> [Stored data]

....

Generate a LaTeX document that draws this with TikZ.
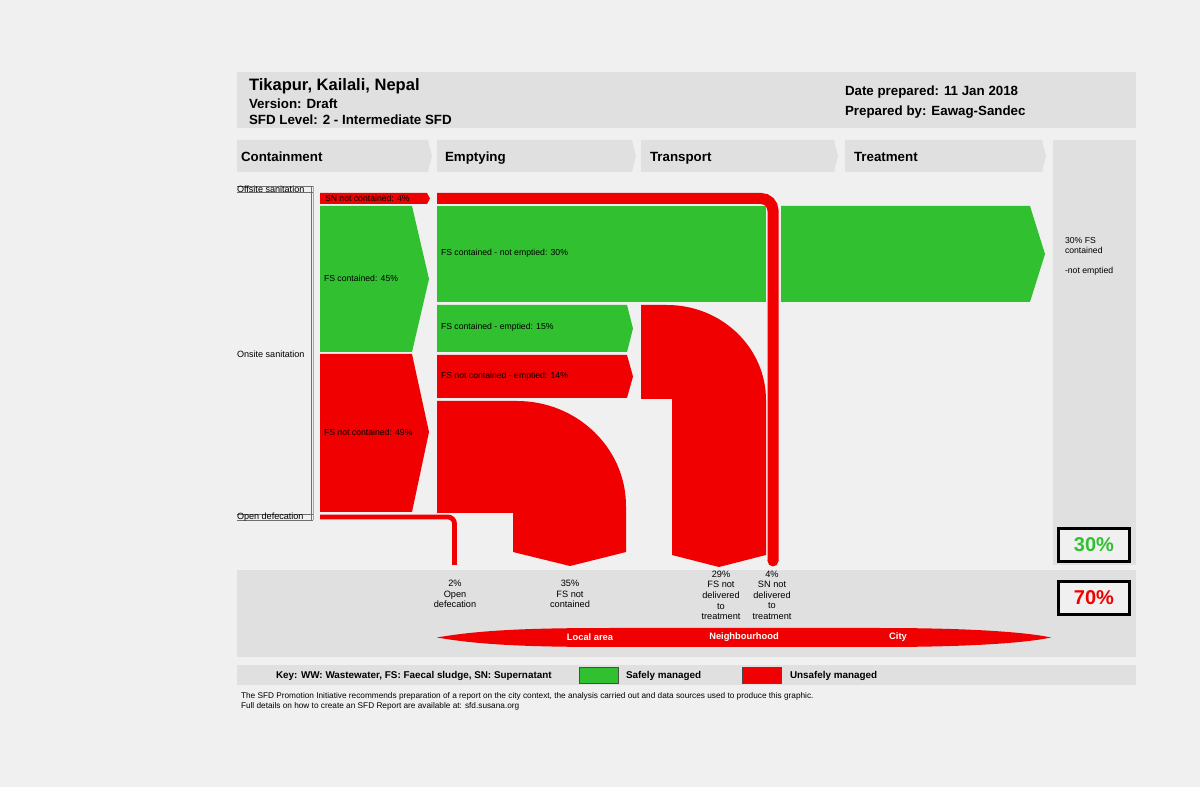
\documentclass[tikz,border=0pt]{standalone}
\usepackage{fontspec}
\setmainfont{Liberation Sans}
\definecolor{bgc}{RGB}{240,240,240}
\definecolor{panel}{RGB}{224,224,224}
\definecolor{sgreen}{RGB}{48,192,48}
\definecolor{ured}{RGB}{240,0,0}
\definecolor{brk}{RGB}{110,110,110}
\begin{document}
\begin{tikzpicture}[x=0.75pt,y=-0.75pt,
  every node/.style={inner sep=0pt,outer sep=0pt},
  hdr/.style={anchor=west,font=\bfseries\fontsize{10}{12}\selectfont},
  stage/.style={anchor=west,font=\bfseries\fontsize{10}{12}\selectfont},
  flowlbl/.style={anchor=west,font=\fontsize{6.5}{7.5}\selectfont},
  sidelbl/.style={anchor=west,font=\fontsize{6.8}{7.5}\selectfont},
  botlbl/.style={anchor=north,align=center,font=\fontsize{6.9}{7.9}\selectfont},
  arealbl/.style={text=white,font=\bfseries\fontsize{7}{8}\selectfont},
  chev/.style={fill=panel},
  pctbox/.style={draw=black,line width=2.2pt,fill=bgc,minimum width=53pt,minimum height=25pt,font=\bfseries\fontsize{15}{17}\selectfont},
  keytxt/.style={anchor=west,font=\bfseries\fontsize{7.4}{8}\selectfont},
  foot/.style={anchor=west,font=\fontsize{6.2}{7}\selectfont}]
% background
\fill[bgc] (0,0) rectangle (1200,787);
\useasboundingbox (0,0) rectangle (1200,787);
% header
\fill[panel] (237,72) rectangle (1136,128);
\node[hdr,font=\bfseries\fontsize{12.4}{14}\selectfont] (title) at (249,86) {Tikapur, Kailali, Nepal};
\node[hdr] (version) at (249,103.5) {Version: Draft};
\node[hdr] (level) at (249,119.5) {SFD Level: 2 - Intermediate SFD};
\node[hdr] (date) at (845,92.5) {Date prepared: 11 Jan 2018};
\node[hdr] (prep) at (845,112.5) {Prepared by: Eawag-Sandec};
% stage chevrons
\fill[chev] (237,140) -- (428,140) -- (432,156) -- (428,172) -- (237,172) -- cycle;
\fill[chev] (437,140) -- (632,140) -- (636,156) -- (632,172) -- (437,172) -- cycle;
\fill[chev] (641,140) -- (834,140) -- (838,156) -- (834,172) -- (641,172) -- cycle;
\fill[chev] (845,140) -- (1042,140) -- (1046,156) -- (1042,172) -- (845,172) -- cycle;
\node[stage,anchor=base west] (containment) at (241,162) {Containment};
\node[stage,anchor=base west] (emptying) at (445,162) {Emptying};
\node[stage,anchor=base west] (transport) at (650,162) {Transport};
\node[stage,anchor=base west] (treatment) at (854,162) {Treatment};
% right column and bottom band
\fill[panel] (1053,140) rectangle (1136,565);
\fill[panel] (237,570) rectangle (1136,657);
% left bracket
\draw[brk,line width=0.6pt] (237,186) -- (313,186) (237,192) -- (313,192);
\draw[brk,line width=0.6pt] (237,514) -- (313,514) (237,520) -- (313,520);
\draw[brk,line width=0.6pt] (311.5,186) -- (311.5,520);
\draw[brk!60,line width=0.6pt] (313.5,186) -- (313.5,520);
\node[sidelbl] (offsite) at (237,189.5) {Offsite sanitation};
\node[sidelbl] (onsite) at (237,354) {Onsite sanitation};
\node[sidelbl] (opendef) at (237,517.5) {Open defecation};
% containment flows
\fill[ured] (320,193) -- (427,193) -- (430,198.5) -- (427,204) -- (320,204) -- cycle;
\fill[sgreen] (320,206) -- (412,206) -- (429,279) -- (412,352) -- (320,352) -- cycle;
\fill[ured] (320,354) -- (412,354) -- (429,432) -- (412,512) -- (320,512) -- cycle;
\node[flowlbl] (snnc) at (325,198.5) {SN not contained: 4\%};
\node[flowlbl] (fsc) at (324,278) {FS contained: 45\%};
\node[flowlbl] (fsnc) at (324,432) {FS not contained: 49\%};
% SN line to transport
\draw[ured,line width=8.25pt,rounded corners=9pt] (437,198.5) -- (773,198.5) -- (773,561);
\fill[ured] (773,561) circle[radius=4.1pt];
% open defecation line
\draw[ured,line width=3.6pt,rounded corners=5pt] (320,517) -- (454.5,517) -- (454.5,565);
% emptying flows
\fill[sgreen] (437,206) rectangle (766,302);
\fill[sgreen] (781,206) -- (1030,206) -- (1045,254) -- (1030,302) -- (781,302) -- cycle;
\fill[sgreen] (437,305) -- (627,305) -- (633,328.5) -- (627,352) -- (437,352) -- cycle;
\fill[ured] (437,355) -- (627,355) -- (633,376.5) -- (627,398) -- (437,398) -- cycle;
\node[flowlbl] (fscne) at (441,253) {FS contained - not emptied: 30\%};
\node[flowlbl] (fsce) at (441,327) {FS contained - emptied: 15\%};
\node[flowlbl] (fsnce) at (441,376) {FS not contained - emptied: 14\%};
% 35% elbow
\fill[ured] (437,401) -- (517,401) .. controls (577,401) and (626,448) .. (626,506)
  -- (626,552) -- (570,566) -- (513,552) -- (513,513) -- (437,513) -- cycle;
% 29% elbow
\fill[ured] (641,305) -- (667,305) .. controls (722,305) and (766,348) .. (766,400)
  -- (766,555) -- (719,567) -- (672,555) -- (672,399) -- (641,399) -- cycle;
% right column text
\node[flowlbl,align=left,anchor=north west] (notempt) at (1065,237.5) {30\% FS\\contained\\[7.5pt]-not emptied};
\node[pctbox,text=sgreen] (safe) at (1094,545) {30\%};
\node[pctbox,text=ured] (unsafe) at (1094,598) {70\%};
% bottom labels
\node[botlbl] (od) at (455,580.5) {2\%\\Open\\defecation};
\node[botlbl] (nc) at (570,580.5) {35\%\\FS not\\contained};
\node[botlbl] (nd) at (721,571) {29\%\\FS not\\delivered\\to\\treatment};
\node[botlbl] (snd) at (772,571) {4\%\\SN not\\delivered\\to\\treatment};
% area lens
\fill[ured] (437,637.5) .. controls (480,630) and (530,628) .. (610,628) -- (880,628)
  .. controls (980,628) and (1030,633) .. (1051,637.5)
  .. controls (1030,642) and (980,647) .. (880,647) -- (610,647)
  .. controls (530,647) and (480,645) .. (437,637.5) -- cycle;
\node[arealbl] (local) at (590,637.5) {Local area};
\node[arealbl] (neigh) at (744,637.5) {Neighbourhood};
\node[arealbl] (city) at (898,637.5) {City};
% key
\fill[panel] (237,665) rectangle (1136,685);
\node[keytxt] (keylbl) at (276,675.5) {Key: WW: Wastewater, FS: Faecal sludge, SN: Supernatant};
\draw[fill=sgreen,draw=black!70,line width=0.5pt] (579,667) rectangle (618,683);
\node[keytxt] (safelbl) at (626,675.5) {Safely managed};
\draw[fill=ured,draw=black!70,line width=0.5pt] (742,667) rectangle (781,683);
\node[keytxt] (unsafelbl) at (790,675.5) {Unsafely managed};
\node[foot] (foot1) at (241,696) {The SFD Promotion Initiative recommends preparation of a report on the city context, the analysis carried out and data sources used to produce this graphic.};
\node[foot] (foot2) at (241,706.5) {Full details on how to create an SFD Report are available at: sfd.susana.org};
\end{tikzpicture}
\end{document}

....

> [Task details] Exclude the images, then output the data above word for word.

> [Answer for this exercise]
Generate a LaTeX document that draws this with TikZ.
\documentclass[tikz,border=0pt]{standalone}
\usepackage{fontspec}
\setmainfont{Liberation Sans}
\definecolor{bgc}{RGB}{240,240,240}
\definecolor{panel}{RGB}{224,224,224}
\definecolor{sgreen}{RGB}{48,192,48}
\definecolor{ured}{RGB}{240,0,0}
\definecolor{brk}{RGB}{110,110,110}
\begin{document}
\begin{tikzpicture}[x=0.75pt,y=-0.75pt,
  every node/.style={inner sep=0pt,outer sep=0pt},
  hdr/.style={anchor=west,font=\bfseries\fontsize{10}{12}\selectfont},
  stage/.style={anchor=west,font=\bfseries\fontsize{10}{12}\selectfont},
  flowlbl/.style={anchor=west,font=\fontsize{6.5}{7.5}\selectfont},
  sidelbl/.style={anchor=west,font=\fontsize{6.8}{7.5}\selectfont},
  botlbl/.style={anchor=north,align=center,font=\fontsize{6.9}{7.9}\selectfont},
  arealbl/.style={text=white,font=\bfseries\fontsize{7}{8}\selectfont},
  chev/.style={fill=panel},
  pctbox/.style={draw=black,line width=2.2pt,fill=bgc,minimum width=53pt,minimum height=25pt,font=\bfseries\fontsize{15}{17}\selectfont},
  keytxt/.style={anchor=west,font=\bfseries\fontsize{7.4}{8}\selectfont},
  foot/.style={anchor=west,font=\fontsize{6.2}{7}\selectfont}]
% background
\fill[bgc] (0,0) rectangle (1200,787);
\useasboundingbox (0,0) rectangle (1200,787);
% header
\fill[panel] (237,72) rectangle (1136,128);
\node[hdr,font=\bfseries\fontsize{12.4}{14}\selectfont] (title) at (249,86) {Tikapur, Kailali, Nepal};
\node[hdr] (version) at (249,103.5) {Version: Draft};
\node[hdr] (level) at (249,119.5) {SFD Level: 2 - Intermediate SFD};
\node[hdr] (date) at (845,92.5) {Date prepared: 11 Jan 2018};
\node[hdr] (prep) at (845,112.5) {Prepared by: Eawag-Sandec};
% stage chevrons
\fill[chev] (237,140) -- (428,140) -- (432,156) -- (428,172) -- (237,172) -- cycle;
\fill[chev] (437,140) -- (632,140) -- (636,156) -- (632,172) -- (437,172) -- cycle;
\fill[chev] (641,140) -- (834,140) -- (838,156) -- (834,172) -- (641,172) -- cycle;
\fill[chev] (845,140) -- (1042,140) -- (1046,156) -- (1042,172) -- (845,172) -- cycle;
\node[stage,anchor=base west] (containment) at (241,162) {Containment};
\node[stage,anchor=base west] (emptying) at (445,162) {Emptying};
\node[stage,anchor=base west] (transport) at (650,162) {Transport};
\node[stage,anchor=base west] (treatment) at (854,162) {Treatment};
% right column and bottom band
\fill[panel] (1053,140) rectangle (1136,565);
\fill[panel] (237,570) rectangle (1136,657);
% left bracket
\draw[brk,line width=0.6pt] (237,186) -- (313,186) (237,192) -- (313,192);
\draw[brk,line width=0.6pt] (237,514) -- (313,514) (237,520) -- (313,520);
\draw[brk,line width=0.6pt] (311.5,186) -- (311.5,520);
\draw[brk!60,line width=0.6pt] (313.5,186) -- (313.5,520);
\node[sidelbl] (offsite) at (237,189.5) {Offsite sanitation};
\node[sidelbl] (onsite) at (237,354) {Onsite sanitation};
\node[sidelbl] (opendef) at (237,517.5) {Open defecation};
% containment flows
\fill[ured] (320,193) -- (427,193) -- (430,198.5) -- (427,204) -- (320,204) -- cycle;
\fill[sgreen] (320,206) -- (412,206) -- (429,279) -- (412,352) -- (320,352) -- cycle;
\fill[ured] (320,354) -- (412,354) -- (429,432) -- (412,512) -- (320,512) -- cycle;
\node[flowlbl] (snnc) at (325,198.5) {SN not contained: 4\%};
\node[flowlbl] (fsc) at (324,278) {FS contained: 45\%};
\node[flowlbl] (fsnc) at (324,432) {FS not contained: 49\%};
% SN line to transport
\draw[ured,line width=8.25pt,rounded corners=9pt] (437,198.5) -- (773,198.5) -- (773,561);
\fill[ured] (773,561) circle[radius=4.1pt];
% open defecation line
\draw[ured,line width=3.6pt,rounded corners=5pt] (320,517) -- (454.5,517) -- (454.5,565);
% emptying flows
\fill[sgreen] (437,206) rectangle (766,302);
\fill[sgreen] (781,206) -- (1030,206) -- (1045,254) -- (1030,302) -- (781,302) -- cycle;
\fill[sgreen] (437,305) -- (627,305) -- (633,328.5) -- (627,352) -- (437,352) -- cycle;
\fill[ured] (437,355) -- (627,355) -- (633,376.5) -- (627,398) -- (437,398) -- cycle;
\node[flowlbl] (fscne) at (441,253) {FS contained - not emptied: 30\%};
\node[flowlbl] (fsce) at (441,327) {FS contained - emptied: 15\%};
\node[flowlbl] (fsnce) at (441,376) {FS not contained - emptied: 14\%};
% 35% elbow
\fill[ured] (437,401) -- (517,401) .. controls (577,401) and (626,448) .. (626,506)
  -- (626,552) -- (570,566) -- (513,552) -- (513,513) -- (437,513) -- cycle;
% 29% elbow
\fill[ured] (641,305) -- (667,305) .. controls (722,305) and (766,348) .. (766,400)
  -- (766,555) -- (719,567) -- (672,555) -- (672,399) -- (641,399) -- cycle;
% right column text
\node[flowlbl,align=left,anchor=north west] (notempt) at (1065,237.5) {30\% FS\\contained\\[7.5pt]-not emptied};
\node[pctbox,text=sgreen] (safe) at (1094,545) {30\%};
\node[pctbox,text=ured] (unsafe) at (1094,598) {70\%};
% bottom labels
\node[botlbl] (od) at (455,580.5) {2\%\\Open\\defecation};
\node[botlbl] (nc) at (570,580.5) {35\%\\FS not\\contained};
\node[botlbl] (nd) at (721,571) {29\%\\FS not\\delivered\\to\\treatment};
\node[botlbl] (snd) at (772,571) {4\%\\SN not\\delivered\\to\\treatment};
% area lens
\fill[ured] (437,637.5) .. controls (480,630) and (530,628) .. (610,628) -- (880,628)
  .. controls (980,628) and (1030,633) .. (1051,637.5)
  .. controls (1030,642) and (980,647) .. (880,647) -- (610,647)
  .. controls (530,647) and (480,645) .. (437,637.5) -- cycle;
\node[arealbl] (local) at (590,637.5) {Local area};
\node[arealbl] (neigh) at (744,637.5) {Neighbourhood};
\node[arealbl] (city) at (898,637.5) {City};
% key
\fill[panel] (237,665) rectangle (1136,685);
\node[keytxt] (keylbl) at (276,675.5) {Key: WW: Wastewater, FS: Faecal sludge, SN: Supernatant};
\draw[fill=sgreen,draw=black!70,line width=0.5pt] (579,667) rectangle (618,683);
\node[keytxt] (safelbl) at (626,675.5) {Safely managed};
\draw[fill=ured,draw=black!70,line width=0.5pt] (742,667) rectangle (781,683);
\node[keytxt] (unsafelbl) at (790,675.5) {Unsafely managed};
\node[foot] (foot1) at (241,696) {The SFD Promotion Initiative recommends preparation of a report on the city context, the analysis carried out and data sources used to produce this graphic.};
\node[foot] (foot2) at (241,706.5) {Full details on how to create an SFD Report are available at: sfd.susana.org};
\end{tikzpicture}
\end{document}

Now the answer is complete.